_EXERCISE TASK:_
Repeat what the lines below say, word for word, and skip every image.

_DATA SHOWN:_
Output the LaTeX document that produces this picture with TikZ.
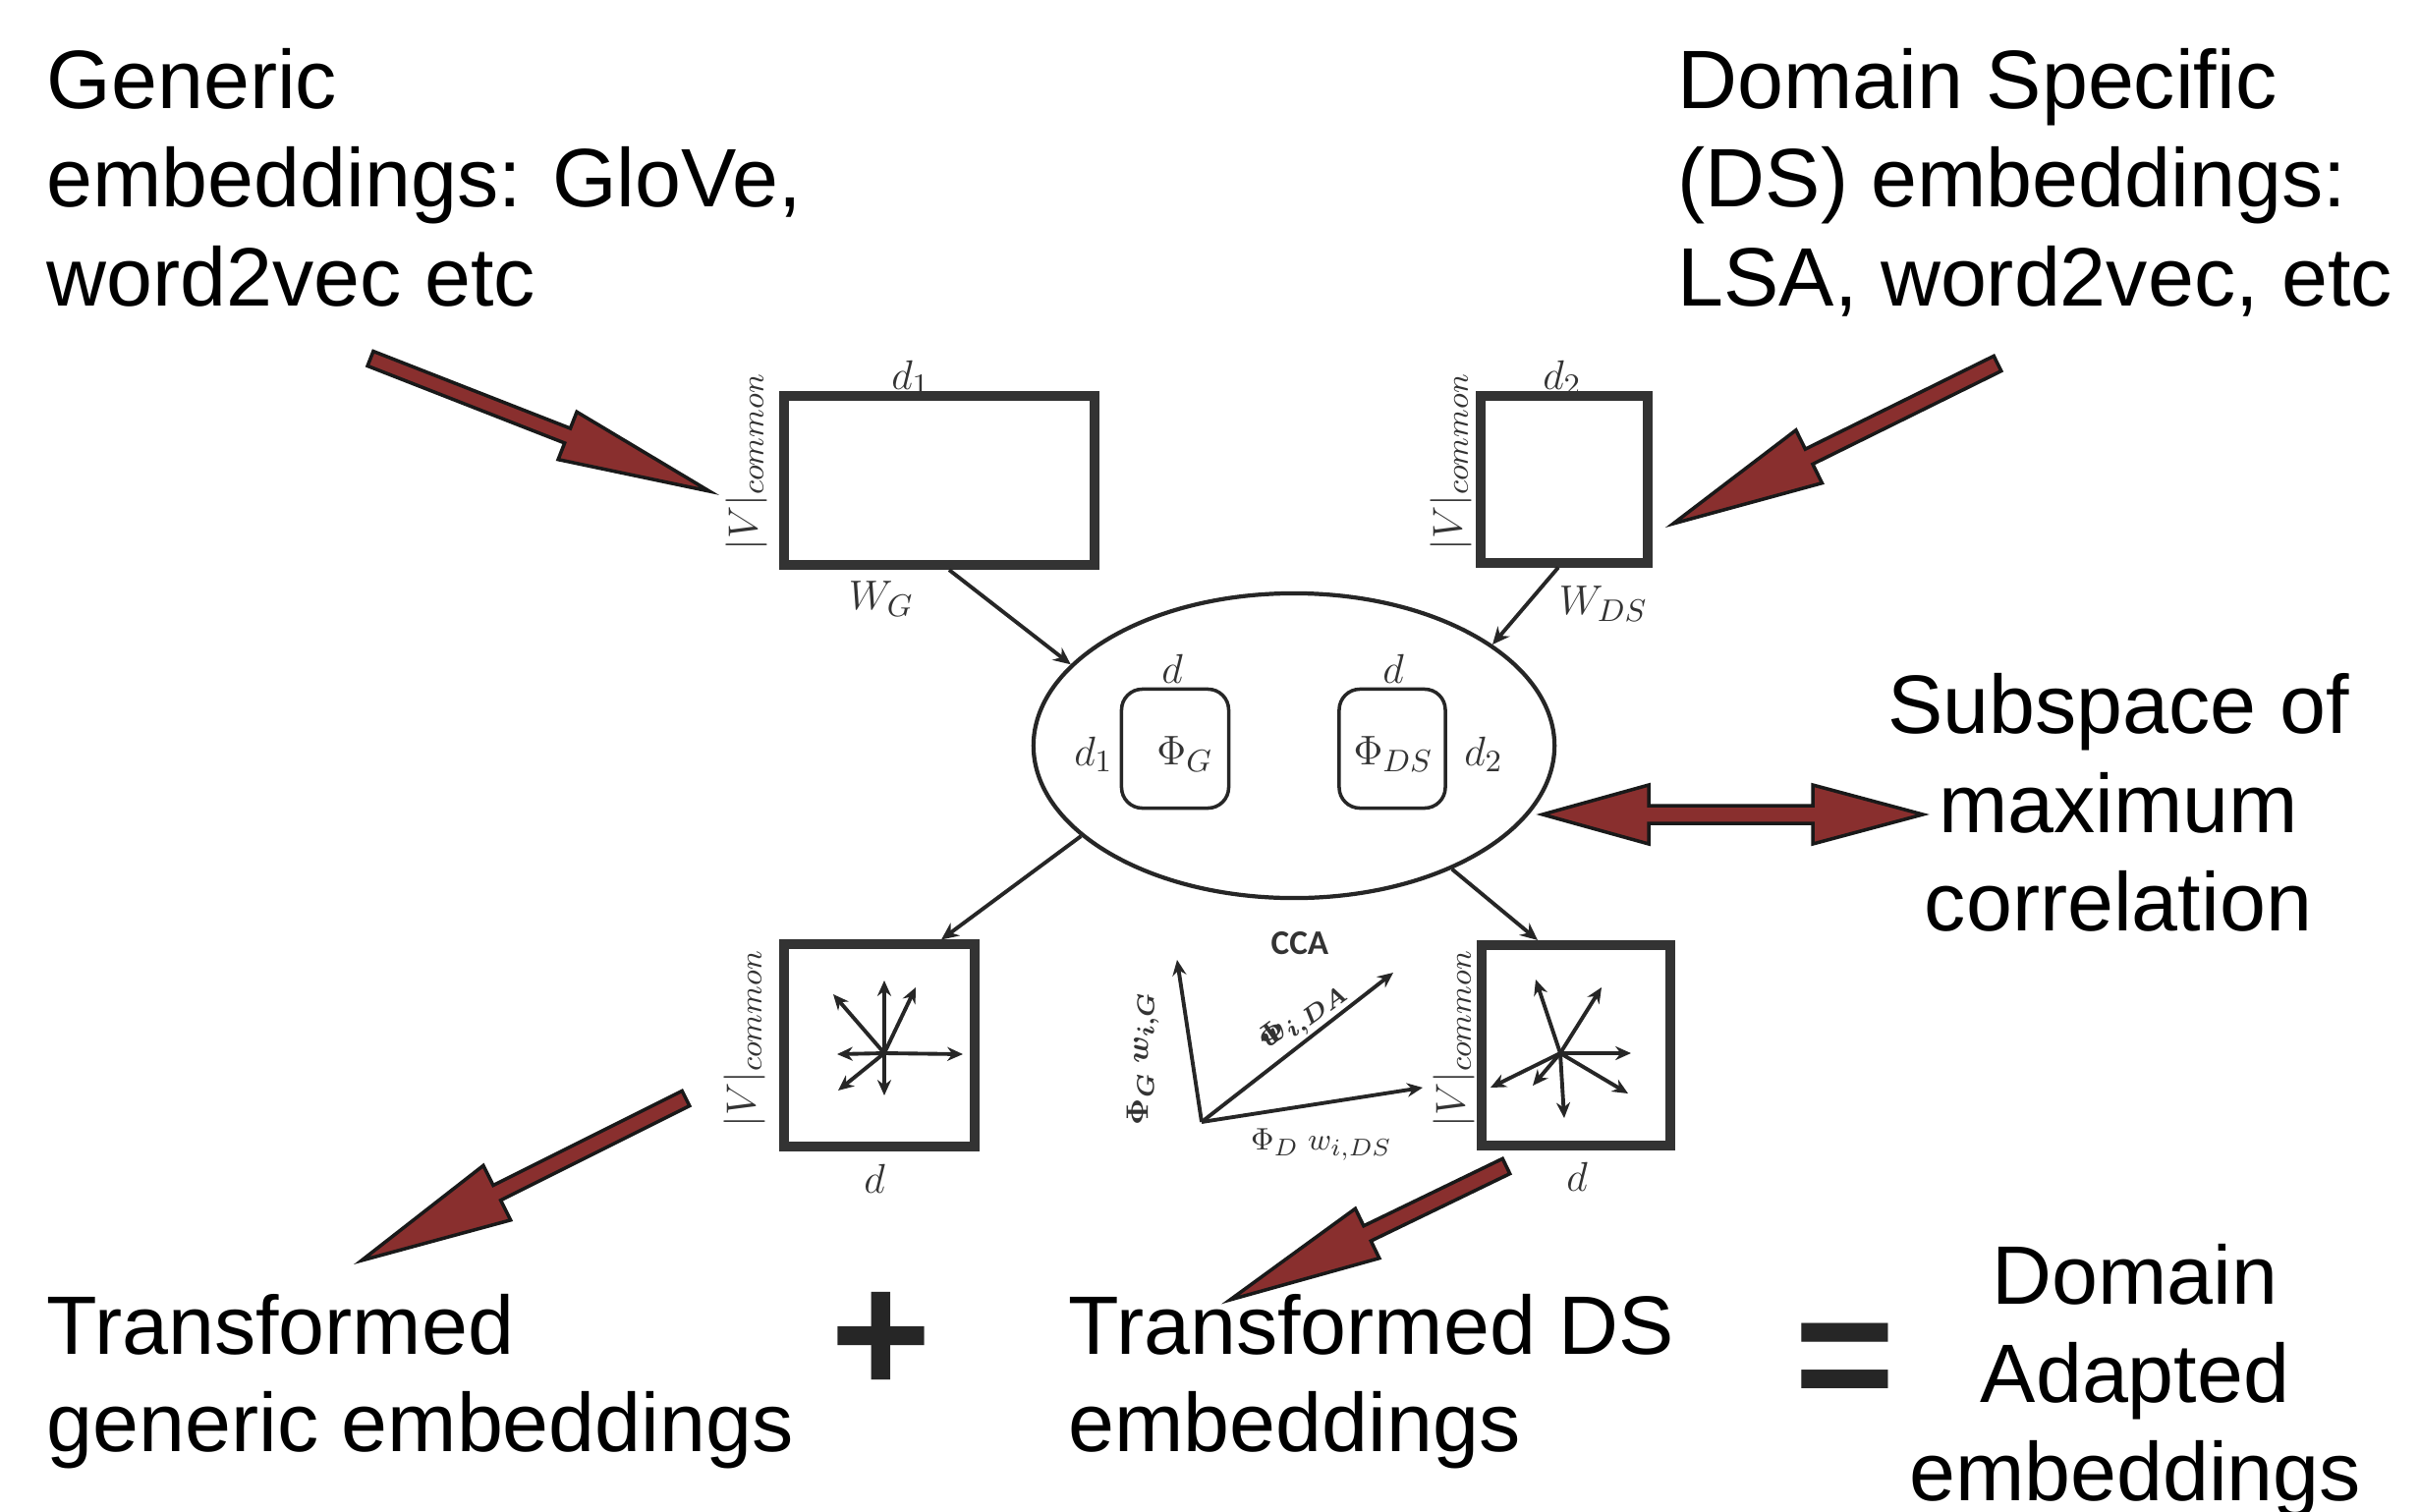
\documentclass[tikz,border=0pt]{standalone}
\usepackage{fontspec}
\usepackage{bm}
\setmainfont{Liberation Sans}
\newfontfamily\calibri{Carlito}
\usetikzlibrary{calc,shapes.geometric,arrows.meta}
\definecolor{arrred}{RGB}{137,47,46}
\definecolor{boxgray}{RGB}{51,51,51}
% tail, tip, shaft half width, head half width, head length
\newcommand\blockarrow[5]{%
  \coordinate (ba-h) at ($(#2)!#5!(#1)$);
  \draw[redarrow] ($(#1)!#3!90:(#2)$) -- ($(ba-h)!#3!90:(#2)$) -- ($(ba-h)!#4!90:(#2)$) -- (#2)
     -- ($(ba-h)!#4!-90:(#2)$) -- ($(ba-h)!#3!-90:(#2)$) -- ($(#1)!#3!-90:(#2)$) -- cycle;
}
\begin{document}
\begin{tikzpicture}[x=0.01cm,y=-0.01cm,
  bigtext/.style={font=\fontsize{24}{28}\selectfont, inner sep=0pt, anchor=base west},
  bigtextc/.style={font=\fontsize{24}{28}\selectfont, inner sep=0pt, anchor=base},
  lbl/.style={font=\fontsize{12.5}{14}\selectfont, inner sep=0pt, text=black!80},
  small/.style={font=\fontsize{9.5}{11}\selectfont, inner sep=0pt, text=black!80},
  matbox/.style={draw=boxgray, line width=2.85pt, fill=white, inner sep=0pt},
  inbox/.style={draw=black!85, line width=1pt, rounded corners=6pt, inner sep=0pt},
  conn/.style={draw=black!85, line width=1.1pt, -{Stealth[length=5pt,width=4.5pt]}},
  vec/.style={draw=black!85, line width=1.1pt, -{Stealth[length=4.5pt,width=4pt]}},
  redarrow/.style={fill=arrred, draw=black!90, line width=1pt, line join=miter},
  sym/.style={font=\fontsize{50}{50}\selectfont\bfseries, inner sep=0pt, text=black!85}]
\useasboundingbox (0,0) rectangle (2462,1539);
\fill[white] (0,0) rectangle (2462,1539);

% ---- big texts ----
\node[bigtext] (g1) at (47,110) {Generic};
\node[bigtext] (g2) at (47,210) {embeddings: GloVe,};
\node[bigtext] (g3) at (47,311) {word2vec etc};
\node[bigtext] (ds1) at (1707,110) {Domain Specific};
\node[bigtext] (ds2) at (1707,210) {(DS) embeddings:};
\node[bigtext] (ds3) at (1707,311) {LSA, word2vec, etc};
\node[bigtextc] (sp1) at (2156,746) {Subspace of};
\node[bigtextc] (sp2) at (2156,847) {maximum};
\node[bigtextc] (sp3) at (2156,947) {correlation};
\node[bigtext] (tg1) at (47,1378) {Transformed};
\node[bigtext] (tg2) at (47,1477) {generic embeddings};
\node[bigtext] (td1) at (1087,1378) {Transformed DS};
\node[bigtext] (td2) at (1087,1477) {embeddings};
\node[bigtextc] (da1) at (2173,1327) {Domain};
\node[bigtextc] (da2) at (2173,1427) {Adapted};
\node[bigtextc] (da3) at (2173,1527) {embeddings};
\node[sym] (plus) at (897,1367) {+};
\node[sym] (eq) at (1878,1393) {=};

% ---- matrices ----
\node[lbl] (lwg) at (927,385) {$d_1$};
\node[lbl] (lwds) at (1590,385) {$d_2$};
\node[matbox, minimum width=3.16cm, minimum height=1.72cm] (wg) at (956,489) {};
\node[matbox, minimum width=1.69cm, minimum height=1.69cm] (wds) at (1592,488) {};
\node[lbl, rotate=90] (vg) at (760,470) {$|V|_{common}$};
\node[lbl, rotate=90] (vds) at (1477,470) {$|V|_{common}$};
\node[lbl] (wglab) at (897,610) {$W_G$};
\node[lbl] (wdslab) at (1632,615) {$W_{DS}$};

% ---- ellipse ----
\node[draw=black!85, line width=1.2pt, ellipse, minimum width=5.3cm, minimum height=3.1cm, inner sep=0pt] (ell) at (1317,759) {};
\node[inbox, minimum width=1.09cm, minimum height=1.21cm] (phig) at (1196,762) {};
\node[inbox, minimum width=1.08cm, minimum height=1.21cm] (phids) at (1417,762) {};
\node[lbl] at (1206,768) {$\Phi_G$};
\node[lbl] at (1418,768) {$\Phi_{DS}$};
\node[lbl] at (1193,681) {$d$};
\node[lbl] at (1418,681) {$d$};
\node[lbl] at (1113,768) {$d_1$};
\node[lbl] at (1510,768) {$d_2$};

% ---- bottom matrices ----
\node[matbox, minimum width=1.93cm, minimum height=2.05cm] (bl) at (895,1064) {};
\node[matbox, minimum width=1.92cm, minimum height=2.04cm] (br) at (1604,1064) {};
\node[lbl, rotate=90] at (758,1057) {$|V|_{common}$};
\node[lbl, rotate=90] at (1480,1057) {$|V|_{common}$};
\node[lbl] at (890,1200) {$d$};
\node[lbl] at (1605,1198) {$d$};

% ---- connectors ----
\draw[conn] ($(wg.south)+(10,0)$) -- (ell.160);
\draw[conn] ($(wds.south)+(-6,0)$) -- (ell.27);
\draw[conn] (ell.203) -- ($(bl.north)+(63,0)$);
\draw[conn] (ell.322) -- ($(br.north)+(-39,0)$);

% ---- star vectors ----
\coordinate (c1) at (900,1072);
\draw[vec] (c1) -- ++(0,-74);
\draw[vec] (c1) -- ++(0,43);
\draw[vec] (c1) -- ++(80,1);
\draw[vec] (c1) -- ++(-48,1);
\draw[vec] (c1) -- ++(-52,-60);
\draw[vec] (c1) -- ++(32,-67);
\draw[vec] (c1) -- ++(-47,38);
\coordinate (c2) at (1588,1072);
\draw[vec] (c2) -- ++(-25,-75);
\draw[vec] (c2) -- ++(42,-67);
\draw[vec] (c2) -- ++(72,0);
\draw[vec] (c2) -- ++(69,41);
\draw[vec] (c2) -- ++(4,66);
\draw[vec] (c2) -- ++(-71,35);
\draw[vec] (c2) -- ++(-28,33);

% ---- CCA diagram ----
\node[font=\calibri\bfseries\fontsize{10}{12}\selectfont, text=black!80, inner sep=0pt] (cca) at (1323,960) {CCA};
\coordinate (o) at (1223,1142);
\draw[vec] (o) -- (1198,977);
\draw[vec] (o) -- (1418,990);
\draw[vec] (o) -- (1448,1107);
\node[small, rotate=90] at (1163,1077) {$\bm{\Phi_G\; w_{i,G}}$};
\node[small, rotate=36] at (1327,1035) {\rlap{$\bm{\Phi}$}$\bm{w_{i,DA}}$};
\node[small] at (1345,1165) {$\Phi_D\; w_{i,DS}$};

% ---- red block arrows ----
\coordinate (a1t) at (377,365); \coordinate (a1h) at (722,500);
\coordinate (a2t) at (2033,370); \coordinate (a2h) at (1703,533);
\coordinate (a3t) at (698,1118); \coordinate (a3h) at (368,1283);
\coordinate (a4t) at (1533,1187); \coordinate (a4h) at (1252,1323);
\blockarrow{a1t}{a1h}{0.08cm}{0.26cm}{1.55cm}
\blockarrow{a2t}{a2h}{0.085cm}{0.30cm}{1.54cm}
\blockarrow{a3t}{a3h}{0.085cm}{0.31cm}{1.54cm}
\blockarrow{a4t}{a4h}{0.085cm}{0.28cm}{1.55cm}
% double arrow
\coordinate (dl) at (1570,829); \coordinate (dr) at (1957,829);
\draw[redarrow] (dl) -- (1678,799) -- (1678,820) -- (1845,820) -- (1845,799) -- (dr)
   -- (1845,859) -- (1845,838) -- (1678,838) -- (1678,859) -- cycle;
\end{tikzpicture}
\end{document}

_OUTPUT OF THE EXERCISE:_
Output the LaTeX document that produces this picture with TikZ.
\documentclass[tikz,border=0pt]{standalone}
\usepackage{fontspec}
\usepackage{bm}
\setmainfont{Liberation Sans}
\newfontfamily\calibri{Carlito}
\usetikzlibrary{calc,shapes.geometric,arrows.meta}
\definecolor{arrred}{RGB}{137,47,46}
\definecolor{boxgray}{RGB}{51,51,51}
% tail, tip, shaft half width, head half width, head length
\newcommand\blockarrow[5]{%
  \coordinate (ba-h) at ($(#2)!#5!(#1)$);
  \draw[redarrow] ($(#1)!#3!90:(#2)$) -- ($(ba-h)!#3!90:(#2)$) -- ($(ba-h)!#4!90:(#2)$) -- (#2)
     -- ($(ba-h)!#4!-90:(#2)$) -- ($(ba-h)!#3!-90:(#2)$) -- ($(#1)!#3!-90:(#2)$) -- cycle;
}
\begin{document}
\begin{tikzpicture}[x=0.01cm,y=-0.01cm,
  bigtext/.style={font=\fontsize{24}{28}\selectfont, inner sep=0pt, anchor=base west},
  bigtextc/.style={font=\fontsize{24}{28}\selectfont, inner sep=0pt, anchor=base},
  lbl/.style={font=\fontsize{12.5}{14}\selectfont, inner sep=0pt, text=black!80},
  small/.style={font=\fontsize{9.5}{11}\selectfont, inner sep=0pt, text=black!80},
  matbox/.style={draw=boxgray, line width=2.85pt, fill=white, inner sep=0pt},
  inbox/.style={draw=black!85, line width=1pt, rounded corners=6pt, inner sep=0pt},
  conn/.style={draw=black!85, line width=1.1pt, -{Stealth[length=5pt,width=4.5pt]}},
  vec/.style={draw=black!85, line width=1.1pt, -{Stealth[length=4.5pt,width=4pt]}},
  redarrow/.style={fill=arrred, draw=black!90, line width=1pt, line join=miter},
  sym/.style={font=\fontsize{50}{50}\selectfont\bfseries, inner sep=0pt, text=black!85}]
\useasboundingbox (0,0) rectangle (2462,1539);
\fill[white] (0,0) rectangle (2462,1539);

% ---- big texts ----
\node[bigtext] (g1) at (47,110) {Generic};
\node[bigtext] (g2) at (47,210) {embeddings: GloVe,};
\node[bigtext] (g3) at (47,311) {word2vec etc};
\node[bigtext] (ds1) at (1707,110) {Domain Specific};
\node[bigtext] (ds2) at (1707,210) {(DS) embeddings:};
\node[bigtext] (ds3) at (1707,311) {LSA, word2vec, etc};
\node[bigtextc] (sp1) at (2156,746) {Subspace of};
\node[bigtextc] (sp2) at (2156,847) {maximum};
\node[bigtextc] (sp3) at (2156,947) {correlation};
\node[bigtext] (tg1) at (47,1378) {Transformed};
\node[bigtext] (tg2) at (47,1477) {generic embeddings};
\node[bigtext] (td1) at (1087,1378) {Transformed DS};
\node[bigtext] (td2) at (1087,1477) {embeddings};
\node[bigtextc] (da1) at (2173,1327) {Domain};
\node[bigtextc] (da2) at (2173,1427) {Adapted};
\node[bigtextc] (da3) at (2173,1527) {embeddings};
\node[sym] (plus) at (897,1367) {+};
\node[sym] (eq) at (1878,1393) {=};

% ---- matrices ----
\node[lbl] (lwg) at (927,385) {$d_1$};
\node[lbl] (lwds) at (1590,385) {$d_2$};
\node[matbox, minimum width=3.16cm, minimum height=1.72cm] (wg) at (956,489) {};
\node[matbox, minimum width=1.69cm, minimum height=1.69cm] (wds) at (1592,488) {};
\node[lbl, rotate=90] (vg) at (760,470) {$|V|_{common}$};
\node[lbl, rotate=90] (vds) at (1477,470) {$|V|_{common}$};
\node[lbl] (wglab) at (897,610) {$W_G$};
\node[lbl] (wdslab) at (1632,615) {$W_{DS}$};

% ---- ellipse ----
\node[draw=black!85, line width=1.2pt, ellipse, minimum width=5.3cm, minimum height=3.1cm, inner sep=0pt] (ell) at (1317,759) {};
\node[inbox, minimum width=1.09cm, minimum height=1.21cm] (phig) at (1196,762) {};
\node[inbox, minimum width=1.08cm, minimum height=1.21cm] (phids) at (1417,762) {};
\node[lbl] at (1206,768) {$\Phi_G$};
\node[lbl] at (1418,768) {$\Phi_{DS}$};
\node[lbl] at (1193,681) {$d$};
\node[lbl] at (1418,681) {$d$};
\node[lbl] at (1113,768) {$d_1$};
\node[lbl] at (1510,768) {$d_2$};

% ---- bottom matrices ----
\node[matbox, minimum width=1.93cm, minimum height=2.05cm] (bl) at (895,1064) {};
\node[matbox, minimum width=1.92cm, minimum height=2.04cm] (br) at (1604,1064) {};
\node[lbl, rotate=90] at (758,1057) {$|V|_{common}$};
\node[lbl, rotate=90] at (1480,1057) {$|V|_{common}$};
\node[lbl] at (890,1200) {$d$};
\node[lbl] at (1605,1198) {$d$};

% ---- connectors ----
\draw[conn] ($(wg.south)+(10,0)$) -- (ell.160);
\draw[conn] ($(wds.south)+(-6,0)$) -- (ell.27);
\draw[conn] (ell.203) -- ($(bl.north)+(63,0)$);
\draw[conn] (ell.322) -- ($(br.north)+(-39,0)$);

% ---- star vectors ----
\coordinate (c1) at (900,1072);
\draw[vec] (c1) -- ++(0,-74);
\draw[vec] (c1) -- ++(0,43);
\draw[vec] (c1) -- ++(80,1);
\draw[vec] (c1) -- ++(-48,1);
\draw[vec] (c1) -- ++(-52,-60);
\draw[vec] (c1) -- ++(32,-67);
\draw[vec] (c1) -- ++(-47,38);
\coordinate (c2) at (1588,1072);
\draw[vec] (c2) -- ++(-25,-75);
\draw[vec] (c2) -- ++(42,-67);
\draw[vec] (c2) -- ++(72,0);
\draw[vec] (c2) -- ++(69,41);
\draw[vec] (c2) -- ++(4,66);
\draw[vec] (c2) -- ++(-71,35);
\draw[vec] (c2) -- ++(-28,33);

% ---- CCA diagram ----
\node[font=\calibri\bfseries\fontsize{10}{12}\selectfont, text=black!80, inner sep=0pt] (cca) at (1323,960) {CCA};
\coordinate (o) at (1223,1142);
\draw[vec] (o) -- (1198,977);
\draw[vec] (o) -- (1418,990);
\draw[vec] (o) -- (1448,1107);
\node[small, rotate=90] at (1163,1077) {$\bm{\Phi_G\; w_{i,G}}$};
\node[small, rotate=36] at (1327,1035) {\rlap{$\bm{\Phi}$}$\bm{w_{i,DA}}$};
\node[small] at (1345,1165) {$\Phi_D\; w_{i,DS}$};

% ---- red block arrows ----
\coordinate (a1t) at (377,365); \coordinate (a1h) at (722,500);
\coordinate (a2t) at (2033,370); \coordinate (a2h) at (1703,533);
\coordinate (a3t) at (698,1118); \coordinate (a3h) at (368,1283);
\coordinate (a4t) at (1533,1187); \coordinate (a4h) at (1252,1323);
\blockarrow{a1t}{a1h}{0.08cm}{0.26cm}{1.55cm}
\blockarrow{a2t}{a2h}{0.085cm}{0.30cm}{1.54cm}
\blockarrow{a3t}{a3h}{0.085cm}{0.31cm}{1.54cm}
\blockarrow{a4t}{a4h}{0.085cm}{0.28cm}{1.55cm}
% double arrow
\coordinate (dl) at (1570,829); \coordinate (dr) at (1957,829);
\draw[redarrow] (dl) -- (1678,799) -- (1678,820) -- (1845,820) -- (1845,799) -- (dr)
   -- (1845,859) -- (1845,838) -- (1678,838) -- (1678,859) -- cycle;
\end{tikzpicture}
\end{document}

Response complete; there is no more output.